L’Obs, 28 mars 2024, par Anne Crignon
Prescrire Ferdinand
Francesca Pollock (de la famille des peintres, oui : elle est la fille de Charles et la nièce de Jackson) est devenue il y a trente ans, par la combinaison fameuse de l’amour et du hasard, la belle-mère de Ferdinand. Ferdinand est différent, c’est ainsi qu’elle le présente. Son syndrome est complexe : colobome, malformation cardiaque, atrésie des choanes, retard de croissance, retard mental, hypoplasie génitale, amblyopie, surdité – quand il était petit, son père utilisait le dessin pour lui parler, sur de petits cahiers.
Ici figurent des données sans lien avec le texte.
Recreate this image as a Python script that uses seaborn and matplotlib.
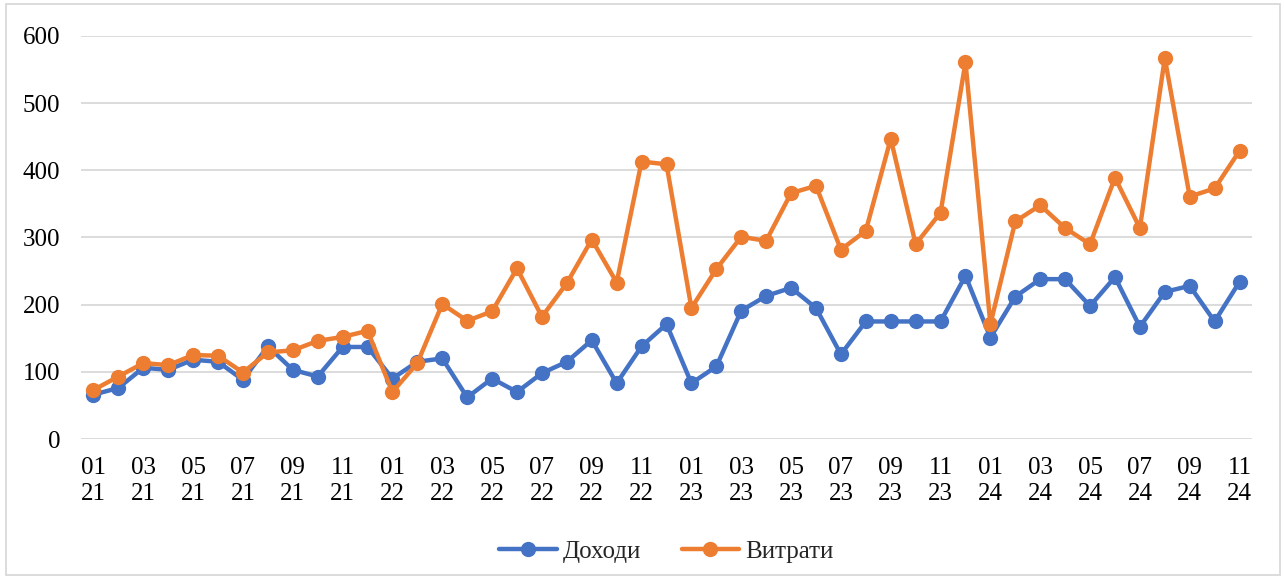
import matplotlib
matplotlib.use("Agg")
import matplotlib.pyplot as plt
import seaborn as sns
import pandas as pd
from matplotlib.patches import Rectangle

years = ["21", "22", "23", "24"]
months = ["01", "02", "03", "04", "05", "06", "07", "08", "09", "10", "11", "12"]
periods = [f"{m}\n{y}" for y in years for m in months][:47]

income = [66, 76, 106, 103, 118, 115, 88, 138, 103, 93, 137, 137,
          90, 115, 120, 62, 90, 70, 98, 115, 147, 83, 138, 171,
          83, 108, 191, 213, 225, 195, 126, 175, 175, 175, 175, 243,
          151, 212, 238, 238, 198, 241, 167, 219, 228, 175, 234]
expenses = [73, 93, 113, 110, 125, 124, 99, 129, 132, 146, 152, 161,
            70, 113, 201, 176, 190, 254, 182, 232, 297, 233, 413, 409,
            195, 253, 301, 295, 366, 377, 282, 310, 447, 290, 337, 561,
            171, 324, 348, 314, 290, 389, 314, 567, 361, 373, 429]
series_names = ["Доходи", "Витрати"]
colors = ["#4472C4", "#ED7D31"]

df = pd.DataFrame({
    "idx": list(range(len(periods))) * 2,
    "value": income + expenses,
    "series": [series_names[0]] * len(income) + [series_names[1]] * len(expenses),
})

sns.set_theme(style="white")
plt.rcParams["font.family"] = ["Liberation Serif", "DejaVu Serif"]

fig = plt.figure(figsize=(12.84, 5.77), dpi=100)
ax = fig.add_axes([81 / 1284, 1 - 439 / 577, (1252 - 81) / 1284, (439 - 36) / 577])

sns.lineplot(data=df, x="idx", y="value", hue="series", palette=colors,
             marker="o", markersize=11, markeredgewidth=0, linewidth=3.2,
             ax=ax, legend=True)

ax.set_xlim(-0.5, len(periods) - 0.5)
ax.set_ylim(0, 600)
ax.set_yticks(range(0, 601, 100))
ax.yaxis.grid(True, color="#D9D9D9", linewidth=1.3)
ax.xaxis.grid(False)
ax.set_axisbelow(True)
for s in ax.spines.values():
    s.set_visible(False)
ax.set_xticks(range(0, len(periods), 2))
ax.set_xticklabels([periods[i] for i in range(0, len(periods), 2)], linespacing=1.25)
ax.tick_params(axis="both", labelsize=18, colors="#000000", length=0)
ax.tick_params(axis="y", pad=15)
ax.tick_params(axis="x", pad=13)
ax.set_xlabel("")
ax.set_ylabel("")

leg = ax.legend(loc="upper center", bbox_to_anchor=(0.5, -0.195), ncol=2, frameon=False,
                fontsize=18, handlelength=2.3, columnspacing=1.6, handletextpad=0.25)
for h in leg.legend_handles:
    h.set_linewidth(3.2)
    h.set_markersize(11)

fig.patches.append(Rectangle((6 / 1284, 2 / 577), 1 - 10 / 1284, 1 - 6 / 577,
                             transform=fig.transFigure, fill=False,
                             edgecolor="#D9D9D9", linewidth=1.3))

fig.savefig("out.png", dpi=100, facecolor="white")
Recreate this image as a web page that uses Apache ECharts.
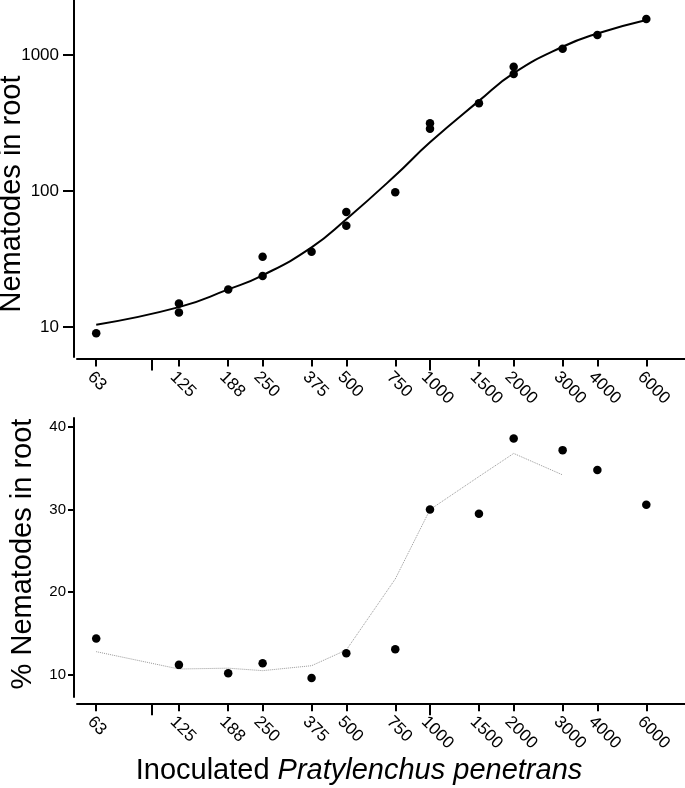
<!DOCTYPE html>
<html><head><meta charset="utf-8">
<script src="https://cdn.jsdelivr.net/npm/echarts@6/dist/echarts.min.js"></script>
<style>html,body{margin:0;padding:0;background:#fff}#c{width:685px;height:788px}</style>
</head><body><div id="c"></div>
<script>
// inoculum levels (x categories on a log scale)
const inocLevels = [63,125,188,250,375,500,750,1000,1500,2000,3000,4000,6000];
const xTickValues = [63,100,125,188,250,375,500,750,1000,1500,2000,3000,4000,6000];
const xLabelValues = [63,125,188,250,375,500,750,1000,1500,2000,3000,4000,6000];
const xLongTicks = [100,1000];
const topYTicks = [10,100,1000];
const botYTicks = [10,20,30,40];

// top panel: observed nematodes in root
const rootX = [63,125,125,188,250,250,375,500,500,750,1000,1000,1500,2000,2000,3000,4000,6000];
const rootY = [9.0,14.9,12.8,18.9,32.9,23.7,35.8,70,55.6,98,315,287,441,820,724,1112,1403,1841];
// top panel: fitted curve read at each inoculum level
const fitY = [10.4,14.0,18.9,24.0,38.5,62,130,228,460,735,1150,1440,1810];

// bottom panel: % nematodes in root
const pctY = [14.4,11.2,10.2,11.4,9.6,12.6,13.1,30.0,29.5,38.6,37.2,34.8,30.6];
const pctLineX = [63,125,188,250,375,500,750,1000,1500,2000,3000];
const pctLineY = [12.8,10.7,10.8,10.5,11.1,13.0,21.6,30.0,34.0,36.8,34.2];

const FONT = '"Liberation Sans", Arial, sans-serif';
const fmt = v => String(Math.round(v));

function xAxisPair(grid, offset) {
  return [{
    type: 'log', gridIndex: grid, position: 'bottom', min: 53.73, max: 8266, offset: offset,
    axisLine: {show: true, onZero: false, lineStyle: {color: '#000', width: 2}},
    axisTick: {show: true, customValues: xTickValues, length: 8, lineStyle: {color: '#000', width: 2}},
    axisLabel: {show: true, customValues: xLabelValues, rotate: -45, margin: 10, fontSize: 17,
      align: 'left', verticalAlign: 'top',
      color: '#000', fontFamily: FONT, formatter: fmt},
    splitLine: {show: false}, minorTick: {show: false}, minorSplitLine: {show: false}
  }, {
    type: 'log', gridIndex: grid, position: 'bottom', min: 53.73, max: 8266, offset: offset,
    axisLine: {show: false},
    axisTick: {show: true, customValues: xLongTicks, length: 12, lineStyle: {color: '#000', width: 2}},
    axisLabel: {show: false},
    splitLine: {show: false}
  }];
}

const chart = echarts.init(document.getElementById('c'), null, {renderer: 'canvas'});
chart.setOption({
  animation: false,
  backgroundColor: '#fff',
  grid: [
    {left: 77, right: 0, top: 0, height: 357},
    {left: 77, right: 0, top: 418, height: 279}
  ],
  xAxis: [].concat(xAxisPair(0, 1.5), xAxisPair(1, 6.3)),
  yAxis: [{
    type: 'log', gridIndex: 0, position: 'left', min: 6.02, max: 2537, offset: 3,
    axisLine: {show: true, onZero: false, lineStyle: {color: '#000', width: 2}},
    axisTick: {show: true, customValues: topYTicks, length: 11, lineStyle: {color: '#000', width: 2}},
    axisLabel: {show: true, customValues: topYTicks, margin: 15, fontSize: 17, color: '#000',
      fontFamily: FONT, formatter: fmt},
    splitLine: {show: false}, minorTick: {show: false}
  }, {
    type: 'value', gridIndex: 1, position: 'left', min: 7.31, max: 41.09, offset: 3,
    axisLine: {show: true, onZero: false, lineStyle: {color: '#000', width: 2}},
    axisTick: {show: true, customValues: botYTicks, length: 6, lineStyle: {color: '#000', width: 2}},
    axisLabel: {show: true, customValues: botYTicks, margin: 8, fontSize: 15, color: '#000',
      fontFamily: FONT, formatter: fmt},
    splitLine: {show: false}
  }],
  series: [{
    type: 'line', xAxisIndex: 0, yAxisIndex: 0,
    data: inocLevels.map((x, i) => [x, fitY[i]]),
    smooth: 0.5, showSymbol: false, symbol: 'none',
    lineStyle: {color: '#000', width: 2}, z: 2
  }, {
    type: 'scatter', xAxisIndex: 0, yAxisIndex: 0,
    data: rootX.map((x, i) => [x, rootY[i]]),
    symbol: 'circle', symbolSize: 8.5, itemStyle: {color: '#000', opacity: 1}, z: 3
  }, {
    type: 'line', xAxisIndex: 2, yAxisIndex: 1,
    data: pctLineX.map((x, i) => [x, pctLineY[i]]),
    showSymbol: false, symbol: 'none',
    lineStyle: {color: '#999', width: 1, type: 'dotted'}, z: 2
  }, {
    type: 'scatter', xAxisIndex: 2, yAxisIndex: 1,
    data: inocLevels.map((x, i) => [x, pctY[i]]),
    symbol: 'circle', symbolSize: 8.5, itemStyle: {color: '#000', opacity: 1}, z: 3
  }],
  graphic: [{
    type: 'text', x: 12, y: 194, rotation: Math.PI / 2,
    style: {text: 'Nematodes in root', fontSize: 29, fontFamily: FONT, fill: '#000',
      align: 'center', verticalAlign: 'middle', textAlign: 'center', textVerticalAlign: 'middle'}
  }, {
    type: 'text', x: 23, y: 554, rotation: Math.PI / 2,
    style: {text: '% Nematodes in root', fontSize: 29, fontFamily: FONT, fill: '#000',
      align: 'center', verticalAlign: 'middle', textAlign: 'center', textVerticalAlign: 'middle'}
  }, {
    type: 'text', x: 359, y: 771,
    style: {text: 'Inoculated {i|Pratylenchus penetrans}', fontSize: 29, fontFamily: FONT, fill: '#000',
      align: 'center', verticalAlign: 'middle', textAlign: 'center', textVerticalAlign: 'middle',
      rich: {i: {fontSize: 29, fontFamily: FONT, fontStyle: 'italic', fill: '#000'}}}
  }]
});
</script>
</body></html>
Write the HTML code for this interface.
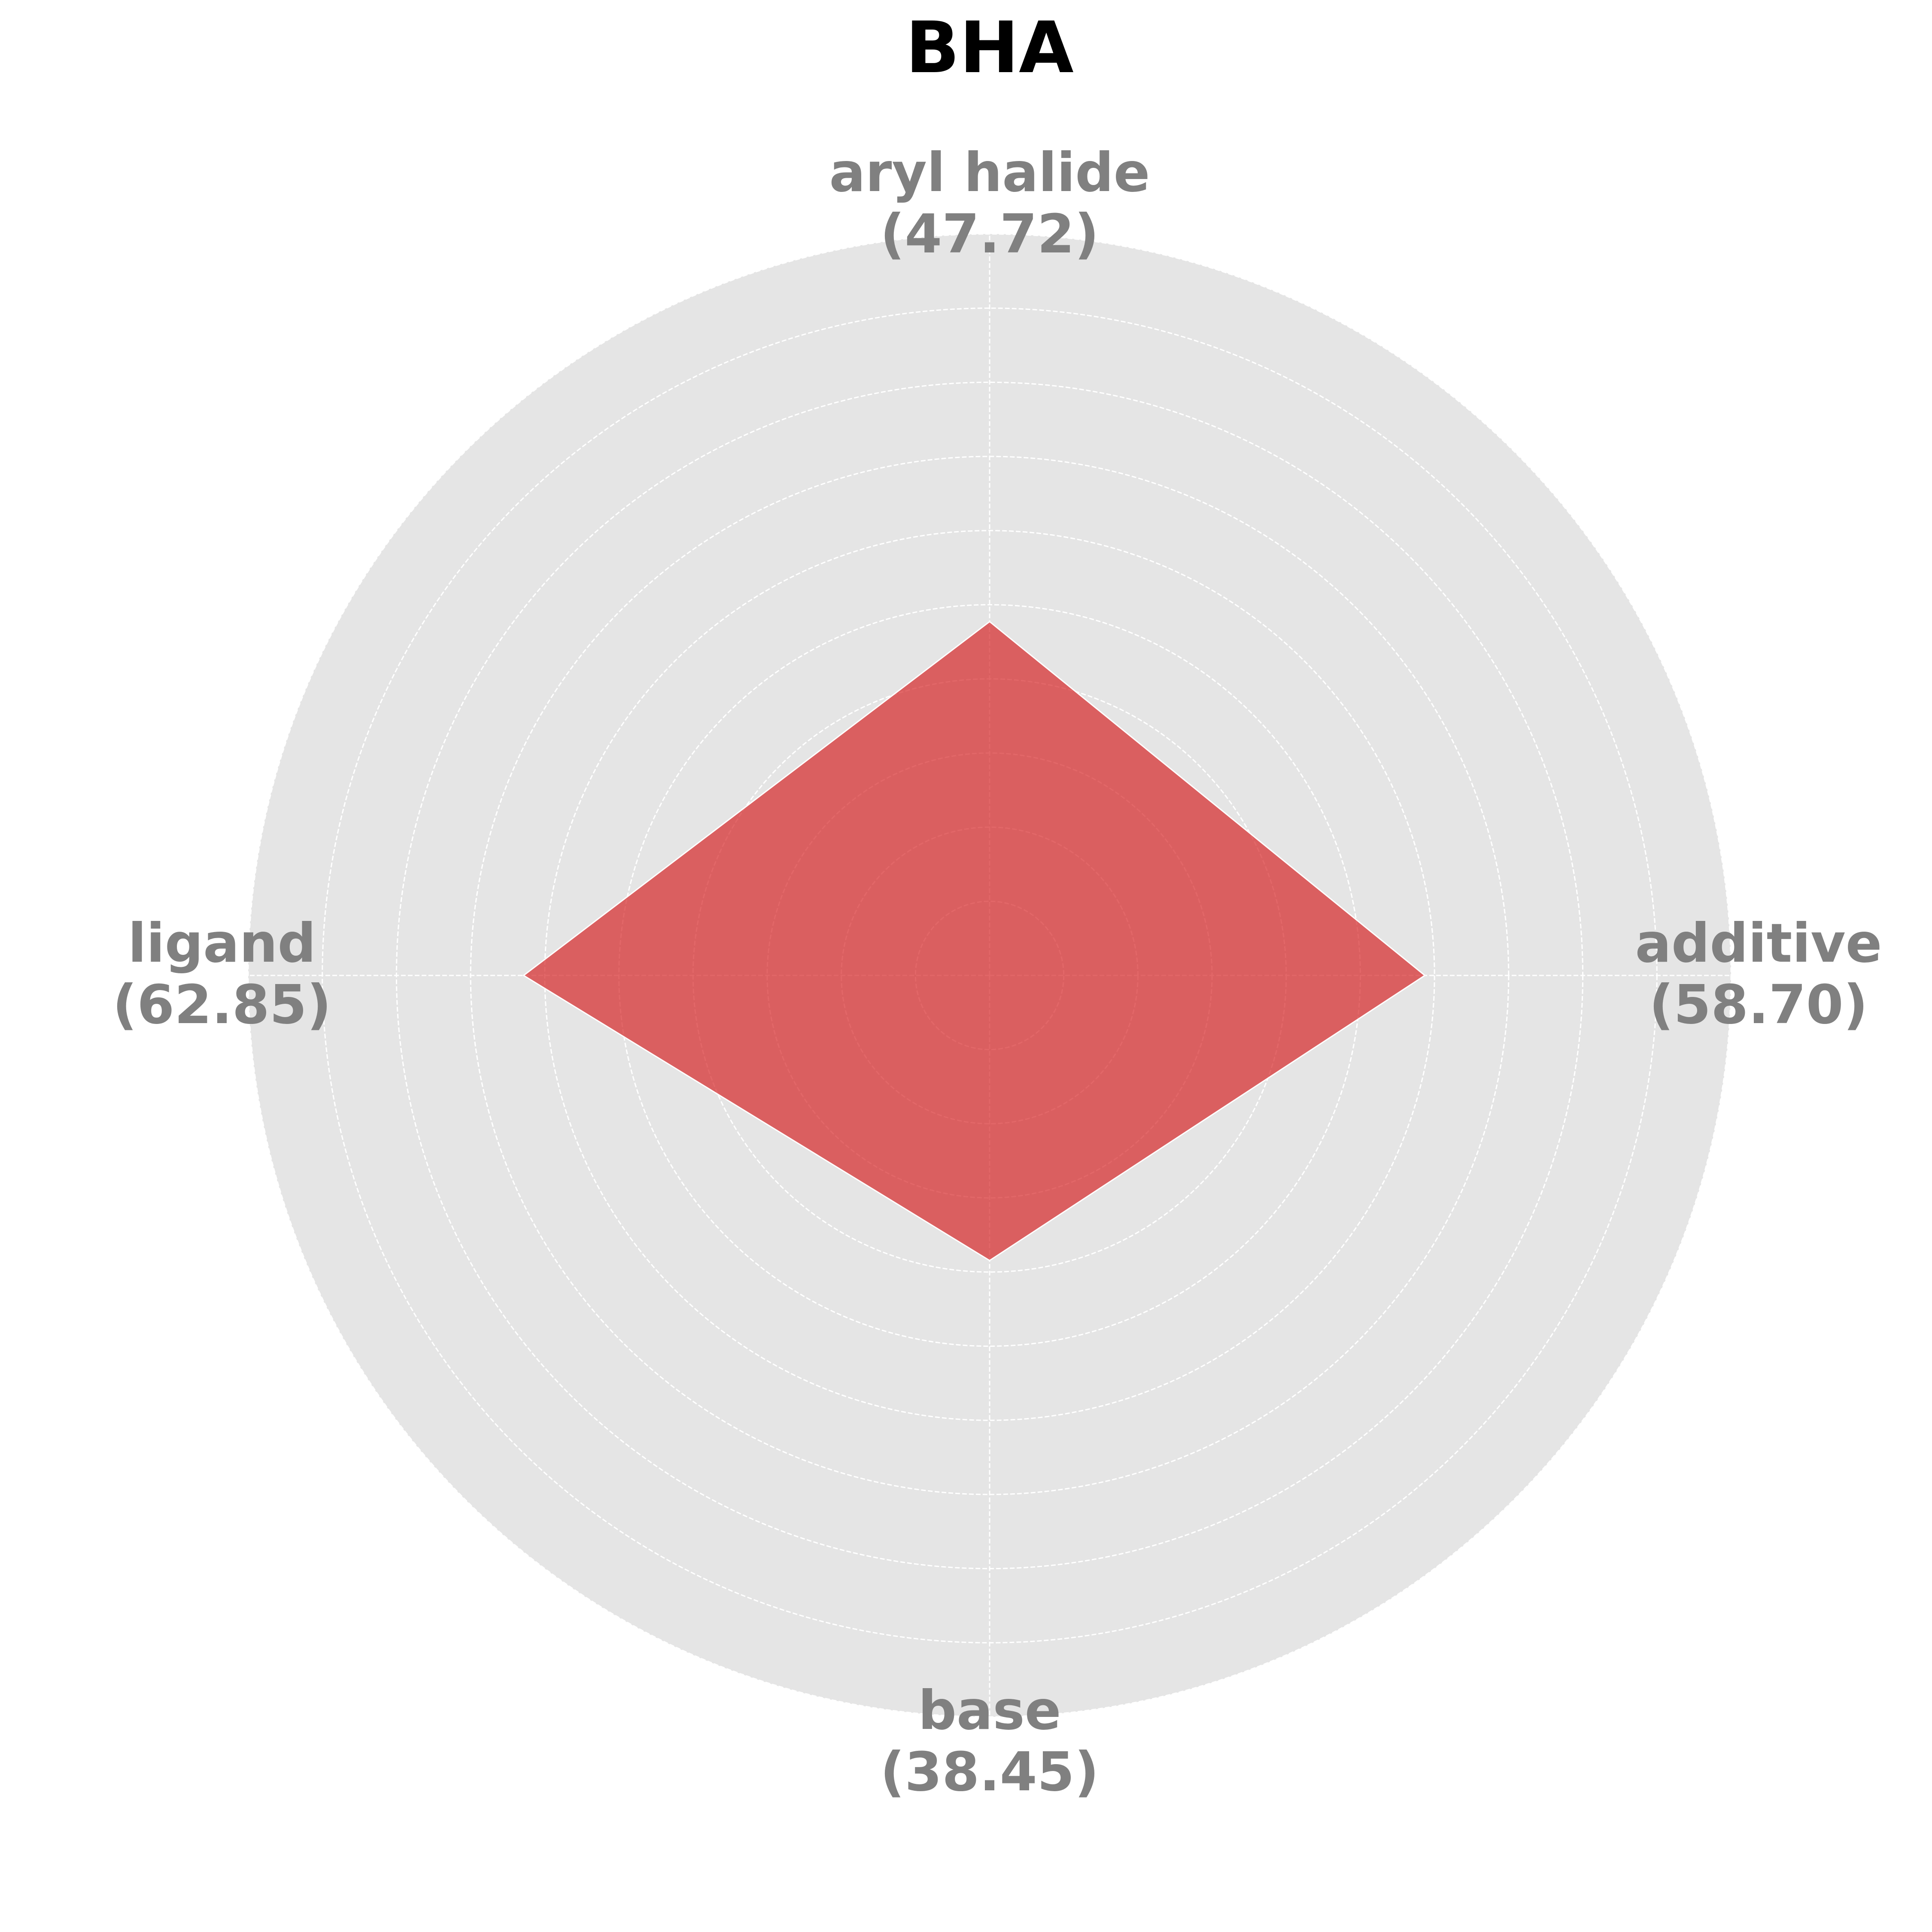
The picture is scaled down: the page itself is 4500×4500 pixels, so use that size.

Signe particulier de Ferdinand : sa « danse de la joie » pour exprimer le ravissement, faculté rare et enviable, naturelle chez lui. Ferdinand a une passion pour les réfrigérateurs et par conséquent pour Darty. Ferdinand est fasciné par les gares, traditionnelles ou transformées en autre chose, dont il collectionne les images dans un classeur rouge. Ferdinand peint des drapeaux tous les hivers sur les boules de Noël. Ferdinand ne calcule pas, ne se met pas en scène, ne trahit pas. Ferdinand ramène à l’essentiel. « J’aimerais prescrire Ferdinand », se dit souvent Francesca Pollock quand elle constate que l’humanité en nous se refroidit.